Does anyone need to worry about asbestos fibers released into the air following the explosion of an 83-year old Manhattan steam pipe last Wednesday? Hopefully not! So far, officials are saying that while asbestos fibers were detected in solid material near the site, they were not found in air samples collected on-site. Still, with the respiratory illnesses of WTC responders fresh in everyone’s mind, a Staten Island Advance columnist reported that Wednesday’s responders were quick to don masks and to start asking questions about potential health effects. Read more about the response to the incident from the L.A. Times and Newsday.com.

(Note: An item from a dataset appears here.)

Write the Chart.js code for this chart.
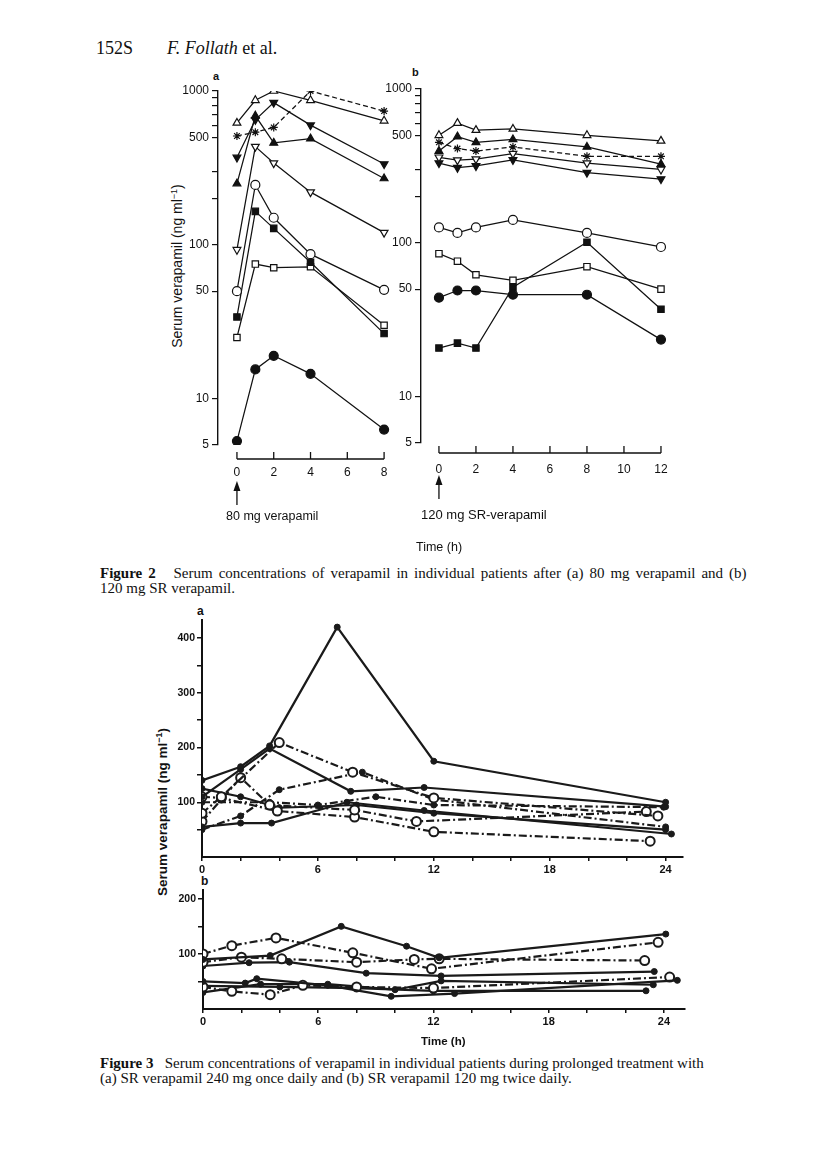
<!DOCTYPE html>
<html>
<head>
<meta charset="utf-8">
<script src="https://cdn.jsdelivr.net/npm/chart.js@4.4.0/dist/chart.umd.min.js"></script>
<style>
body { margin: 0; background: #fff; width: 816px; height: 1162px; position: relative; overflow: hidden;
       font-family: "Liberation Serif", "Times New Roman", serif; color: #111; }
.t { position: absolute; white-space: nowrap; }
.sans { font-family: "Liberation Sans", Arial, sans-serif; }
.rot { transform: translate(-50%, -50%) rotate(-90deg); }
canvas { position: absolute; }
</style>
</head>
<body>

<div class="t" style="left:96px; top:38px; font-size:18px;">152S<span style="display:inline-block; width:34px"></span><i>F. Follath</i> et al.</div>

<!-- Figure 2 -->
<div class="t sans" style="left:213px; top:70px; font-size:11px; font-weight:bold;">a</div>
<div class="t sans" style="left:412px; top:66px; font-size:11px; font-weight:bold;">b</div>
<div class="t sans rot" style="left:177px; top:266px; font-size:14px;">Serum verapamil (ng ml<sup style="font-size:9px">−1</sup>)</div>
<canvas id="fig2a" width="260" height="460" style="left:150px; top:70px;"></canvas>
<canvas id="fig2b" width="310" height="460" style="left:380px; top:70px;"></canvas>
<div class="t sans" style="left:226px; top:509px; font-size:12.5px;">80 mg verapamil</div>
<div class="t sans" style="left:421px; top:507px; font-size:13px;">120 mg SR-verapamil</div>
<div class="t sans" style="left:416px; top:540px; font-size:12.5px;">Time (h)</div>
<div class="t" style="left:100px; top:566px; font-size:15px; line-height:15px;"><span style="word-spacing:2.2px"><b>Figure 2</b>&nbsp;&nbsp; Serum concentrations of verapamil in individual patients after (a) 80 mg verapamil and (b)</span><br>120 mg SR verapamil.</div>

<!-- Figure 3 -->
<div class="t sans" style="left:197px; top:604px; font-size:12px; font-weight:bold;">a</div>
<div class="t sans" style="left:201px; top:874px; font-size:12px; font-weight:bold;">b</div>
<div class="t sans rot" style="left:162px; top:812px; font-size:13.5px; font-weight:bold;">Serum verapamil (ng ml<sup style="font-size:9px">−1</sup>)</div>
<canvas id="fig3a" width="560" height="285" style="left:140px; top:605px;"></canvas>
<canvas id="fig3b" width="560" height="165" style="left:140px; top:880px;"></canvas>
<div class="t sans" style="left:421px; top:1035px; font-size:11.5px; font-weight:bold;">Time (h)</div>
<div class="t" style="left:100px; top:1056px; font-size:15px; line-height:15px;"><b>Figure 3</b>&nbsp;&nbsp; Serum concentrations of verapamil in individual patients during prolonged treatment with<br>(a) SR verapamil 240 mg once daily and (b) SR verapamil 120 mg twice daily.</div>

<script>
// ---- Figure 2a : 80 mg verapamil (h, ng/ml) ----
const f2aTime = [0, 1, 2, 4, 8];
const f2aOpenUp = [620, 870, 1000, 870, 640];
const f2aStar = [510, 540, 580, 1000, 740];
const f2aFillDown = [370, 650, 840, 600, 335];
const f2aFillUp = [250, 690, 460, 490, 270];
const f2aOpenDown = [93, 435, 340, 220, 120];
const f2aOpenCircle = [50, 245, 150, 87, 51];
const f2aFillSquare = [34, 165, 128, 77, 26.5];
const f2aOpenSquare = [25, 75, 71, 72, 30];
const f2aFillCircle = [5.3, 15.5, 19, 14.5, 6.3];

// ---- Figure 2b : 120 mg SR verapamil ----
const f2bTime = [0, 1, 2, 4, 8, 12];
const f2bOpenUp = [500, 600, 540, 550, 500, 460];
const f2bFillUp = [395, 490, 450, 470, 420, 325];
const f2bStar = [450, 410, 395, 420, 365, 365];
const f2bOpenDown = [360, 345, 350, 380, 330, 300];
const f2bFillDown = [330, 308, 316, 346, 286, 260];
const f2bOpenCircle = [126, 116, 126, 141, 116, 94];
const f2bOpenSquare = [85, 76, 62, 57, 70, 50];
const f2bFillCircle = [44, 49, 49, 46, 46, 23.5];
const f2bFillSquare = [20.7, 22.3, 20.7, 51.5, 101, 37];

const f2LogTicks = [5, 10, 50, 100, 200, 300, 500, 600, 700, 800, 900, 1000];
const f2LogLabels = [5, 10, 50, 100, 500, 1000];
const f2aHourTicks = [0, 2, 4, 6, 8];
const f2bHourTicks = [0, 2, 4, 6, 8, 10, 12];

// ---- Figure 3a : SR 240 mg once daily, [hour, ng/ml] ----
const f3a1 = [[0, 140], [2, 165], [3.5, 203], [7, 420], [12, 175], [24, 100]];
const f3a2 = [[0, 110], [2, 160], [3.5, 198], [7.7, 120], [11.5, 127], [24, 92]];
const f3a3 = [[0, 80], [1, 110], [4, 209], [7.8, 155], [12, 108], [23.6, 75]];
const f3a4 = [[0, 50], [2, 75], [4, 123], [8.3, 155], [12, 105], [24, 55]];
const f3a5 = [[0, 55], [2, 62], [3.6, 62], [7.5, 100], [11.5, 85], [24.3, 42]];
const f3a6 = [[0, 65], [2, 145], [3.5, 95], [7.9, 86], [11.1, 65], [23, 83]];
const f3a7 = [[0, 110], [1, 108], [3.9, 84], [7.9, 73], [12, 46], [23.2, 29]];
const f3a8 = [[0, 125], [2, 110], [4, 90], [8, 95], [12, 80], [24, 50]];
const f3a9 = [[0, 100], [3.5, 100], [6, 95], [9, 110], [12, 95], [23.9, 91]];

// ---- Figure 3b : SR 120 mg twice daily ----
const f3b1 = [[0, 90], [3.5, 97], [7.2, 150], [10.6, 114], [12.3, 93], [24.1, 136]];
const f3b2 = [[0, 100], [1.5, 115], [3.8, 129], [7.8, 102], [11.9, 73], [23.7, 121]];
const f3b3 = [[0, 85], [2, 94], [4.1, 91], [8, 85], [11, 90], [12.3, 91], [23, 88]];
const f3b4 = [[0, 78], [2.4, 84], [4.5, 85], [8.5, 65], [12.4, 60], [23.5, 68]];
const f3b5 = [[0, 50], [2.2, 47], [2.8, 55], [6.5, 43], [9.8, 23], [13.1, 28], [24.7, 52]];
const f3b6 = [[0, 40], [1.5, 32], [3.5, 26], [5.2, 43], [8, 40], [12, 38], [24.3, 58]];
const f3b7 = [[0, 30], [3, 45], [6.5, 45], [10, 35], [12.4, 51], [23.45, 44]];
const f3b8 = [[0, 42], [4, 40], [8, 38], [12, 33], [23.07, 33]];

const f3HourTicks = [0, 2, 4, 6, 8, 10, 12, 14, 16, 18, 20, 22, 24];
const f3aTicks = [50, 100, 150, 200, 250, 300, 350, 400];
const f3bTicks = [50, 100, 150, 200];

const ink = '#111';
const sans = '"Liberation Sans", Arial, sans-serif';

// marker helpers
function mk(shape, filled, r, rot) {
    return {
        pointStyle: shape,
        pointRadius: r,
        pointRotation: rot || 0,
        pointBackgroundColor: filled ? ink : '#fff',
        pointBorderColor: ink,
        pointBorderWidth: 1.2
    };
}

function line2(times, vals, marker, dashed) {
    return Object.assign({
        data: times.map((t, i) => ({x: t, y: vals[i]})),
        borderColor: ink,
        borderWidth: 1.25,
        borderDash: dashed ? [5, 3] : [],
        fill: false,
        tension: 0
    }, marker);
}

function line3(pairs, open, dashdot) {
    return {
        data: pairs,
        borderColor: '#1a1a1a',
        borderWidth: 2.2,
        borderDash: dashdot ? [8, 3, 2, 3] : [],
        pointStyle: 'circle',
        pointRadius: open ? 4.5 : 3,
        pointBackgroundColor: open ? '#fff' : '#1a1a1a',
        pointBorderColor: '#1a1a1a',
        pointBorderWidth: open ? 2 : 1,
        fill: false,
        tension: 0
    };
}

// x axis of figure 2 stands free below the plot, with an arrow at time 0
const detachedAxis = {
    id: 'detachedAxis',
    afterDraw(chart, args, opts) {
        const ctx = chart.ctx;
        const sx = chart.scales.x;
        const y0 = chart.chartArea.bottom + opts.drop;
        ctx.save();
        ctx.strokeStyle = ink;
        ctx.fillStyle = ink;
        ctx.lineWidth = 1.3;
        ctx.beginPath();
        ctx.moveTo(sx.getPixelForValue(opts.from), y0);
        ctx.lineTo(sx.getPixelForValue(opts.to), y0);
        opts.ticks.forEach(t => {
            const px = sx.getPixelForValue(t);
            ctx.moveTo(px, y0);
            ctx.lineTo(px, y0 - 7);
        });
        const ax = sx.getPixelForValue(0);
        ctx.moveTo(ax, y0 + 46);
        ctx.lineTo(ax, y0 + 28);
        ctx.stroke();
        ctx.beginPath();
        ctx.moveTo(ax, y0 + 22);
        ctx.lineTo(ax - 3.5, y0 + 32);
        ctx.lineTo(ax + 3.5, y0 + 32);
        ctx.closePath();
        ctx.fill();
        ctx.restore();
    }
};

function fig2Options(o) {
    return {
        responsive: false,
        animation: false,
        layout: {padding: {top: o.top, right: o.right, left: 0, bottom: 0}},
        plugins: {
            legend: {display: false},
            tooltip: {enabled: false},
            detachedAxis: {drop: o.drop, from: 0, to: o.hourTicks[o.hourTicks.length - 1], ticks: o.hourTicks}
        },
        scales: {
            x: {
                type: 'linear', min: o.xMin, max: o.xMax,
                afterBuildTicks: s => { s.ticks = o.hourTicks.map(v => ({value: v})); },
                grid: {display: false, drawTicks: false},
                border: {display: false},
                ticks: {padding: o.labelPad, autoSkip: false, maxRotation: 0, color: ink, font: {family: sans, size: 12}},
                afterFit: s => { s.height = o.bottom; }
            },
            y: {
                type: 'logarithmic', min: 5, max: 1000,
                afterBuildTicks: s => { s.ticks = f2LogTicks.map(v => ({value: v})); },
                ticks: {
                    autoSkip: false, padding: 3, color: ink, font: {family: sans, size: 12},
                    callback: v => f2LogLabels.includes(v) ? String(v) : ''
                },
                grid: {drawOnChartArea: false, tickLength: 6, color: ink, lineWidth: 1.2},
                border: {color: ink, width: 1.4},
                afterFit: s => { s.width = o.left; }
            }
        }
    };
}

function fig3Options(o) {
    return {
        responsive: false,
        animation: false,
        layout: {padding: {top: o.top, right: o.right, left: 0, bottom: 0}},
        plugins: {legend: {display: false}, tooltip: {enabled: false}},
        scales: {
            x: {
                type: 'linear', min: 0, max: o.xMax,
                afterBuildTicks: s => { s.ticks = f3HourTicks.map(v => ({value: v})); },
                ticks: {
                    autoSkip: false, maxRotation: 0, padding: 2, color: ink,
                    font: {family: sans, size: 11, weight: 'bold'},
                    callback: v => v % 6 === 0 ? String(v) : ''
                },
                grid: {drawOnChartArea: false, tickLength: 4, color: ink, lineWidth: 1.5},
                border: {color: ink, width: 2},
                afterFit: s => { s.height = o.bottom; }
            },
            y: {
                type: 'linear', min: 0, max: o.yMax,
                afterBuildTicks: s => { s.ticks = o.yTicks.map(v => ({value: v})); },
                ticks: {
                    autoSkip: false, padding: 2, color: ink,
                    font: {family: sans, size: 10.5, weight: 'bold'},
                    callback: v => v % 100 === 0 ? String(v) : ''
                },
                grid: {drawOnChartArea: false, tickLength: 5, color: ink, lineWidth: 1.5},
                border: {color: ink, width: 2},
                afterFit: s => { s.width = o.left; }
            }
        }
    };
}

new Chart(document.getElementById('fig2a'), {
    type: 'line',
    data: {
        datasets: [
            line2(f2aTime, f2aOpenUp, mk('triangle', false, 4.5)),
            line2(f2aTime, f2aStar, mk('star', false, 4), true),
            line2(f2aTime, f2aFillDown, mk('triangle', true, 4.5, 180)),
            line2(f2aTime, f2aFillUp, mk('triangle', true, 4.5)),
            line2(f2aTime, f2aOpenDown, mk('triangle', false, 4.5, 180)),
            line2(f2aTime, f2aOpenCircle, mk('circle', false, 4.5)),
            line2(f2aTime, f2aFillSquare, mk('rect', true, 4.5)),
            line2(f2aTime, f2aOpenSquare, mk('rect', false, 4.5)),
            line2(f2aTime, f2aFillCircle, mk('circle', true, 4.5))
        ]
    },
    options: fig2Options({left: 68, top: 21, right: 18, bottom: 85, xMin: -1.03, xMax: 8.43, drop: 14, labelPad: 20, hourTicks: f2aHourTicks}),
    plugins: [detachedAxis]
});

new Chart(document.getElementById('fig2b'), {
    type: 'line',
    data: {
        datasets: [
            line2(f2bTime, f2bOpenUp, mk('triangle', false, 4.5)),
            line2(f2bTime, f2bFillUp, mk('triangle', true, 4.5)),
            line2(f2bTime, f2bStar, mk('star', false, 4), true),
            line2(f2bTime, f2bOpenDown, mk('triangle', false, 4.5, 180)),
            line2(f2bTime, f2bFillDown, mk('triangle', true, 4.5, 180)),
            line2(f2bTime, f2bOpenCircle, mk('circle', false, 4.5)),
            line2(f2bTime, f2bOpenSquare, mk('rect', false, 4.5)),
            line2(f2bTime, f2bFillCircle, mk('circle', true, 4.5)),
            line2(f2bTime, f2bFillSquare, mk('rect', true, 4.5))
        ]
    },
    options: fig2Options({left: 41, top: 19, right: 22, bottom: 87, xMin: -0.97, xMax: 12.38, drop: 10, labelPad: 19, hourTicks: f2bHourTicks}),
    plugins: [detachedAxis]
});

new Chart(document.getElementById('fig3a'), {
    type: 'line',
    data: {
        datasets: [
            line3(f3a1, false, false),
            line3(f3a2, false, false),
            line3(f3a3, true, true),
            line3(f3a4, false, true),
            line3(f3a5, false, false),
            line3(f3a6, true, true),
            line3(f3a7, true, true),
            line3(f3a8, false, false),
            line3(f3a9, false, true)
        ]
    },
    options: fig3Options({left: 62, top: 15, right: 17, bottom: 33, xMax: 24.9, yMax: 433, yTicks: f3aTicks})
});

new Chart(document.getElementById('fig3b'), {
    type: 'line',
    data: {
        datasets: [
            line3(f3b1, false, false),
            line3(f3b2, true, true),
            line3(f3b3, true, true),
            line3(f3b4, false, false),
            line3(f3b5, false, false),
            line3(f3b6, true, true),
            line3(f3b7, false, false),
            line3(f3b8, false, false)
        ]
    },
    options: fig3Options({left: 63, top: 10, right: 15, bottom: 36, xMax: 25.1, yMax: 216, yTicks: f3bTicks})
});
</script>
</body>
</html>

Meanwhile, residents of Dallas, Texas are wondering if their respiratory symptoms may be related to contaminants released into the air by the W.R. Grace Texas Vermiculite Plant (now closed). After letters were sent out to former plant employees and area residents, hundreds showed up at a local hospital this weekend to get free x-rays. Read more about this situation courtesy of the Houston Chronicle and WFAA, a Dallas news station.
In other news:
- OSHA announced that it will fine BP $92,000 for safety violations responsible for the 2005 disaster at its Texas City plant. (See this BBC article for more details.)
- The family of a Tulsa, OK man killed in an industrial dryer is suing his employer, Cintas. (See this article for more details.)
- Families of three former Bethlehem Steelworkers won $3.97 million dollars in compensation for lung cancer deaths they believe were caused by General Electric’s asbestos-laden industrial brakes. (See this article for more details.)
- The Louisville Courier-Journal has the story of a Kentucky coal miner who used his video camera to draw MSHA’s attention to leaky mine seals.
- The Knoxville News Sentinel reports on former nuclear employees struggling to get compensation from a federal program.
- The Pittsburgh Post-Gazette reports that American Asbestos Control Company was ordered by a federal court to pay a $25,000 fine for violating fall protection standards that led to the death of a 27 year-old worker in 2005.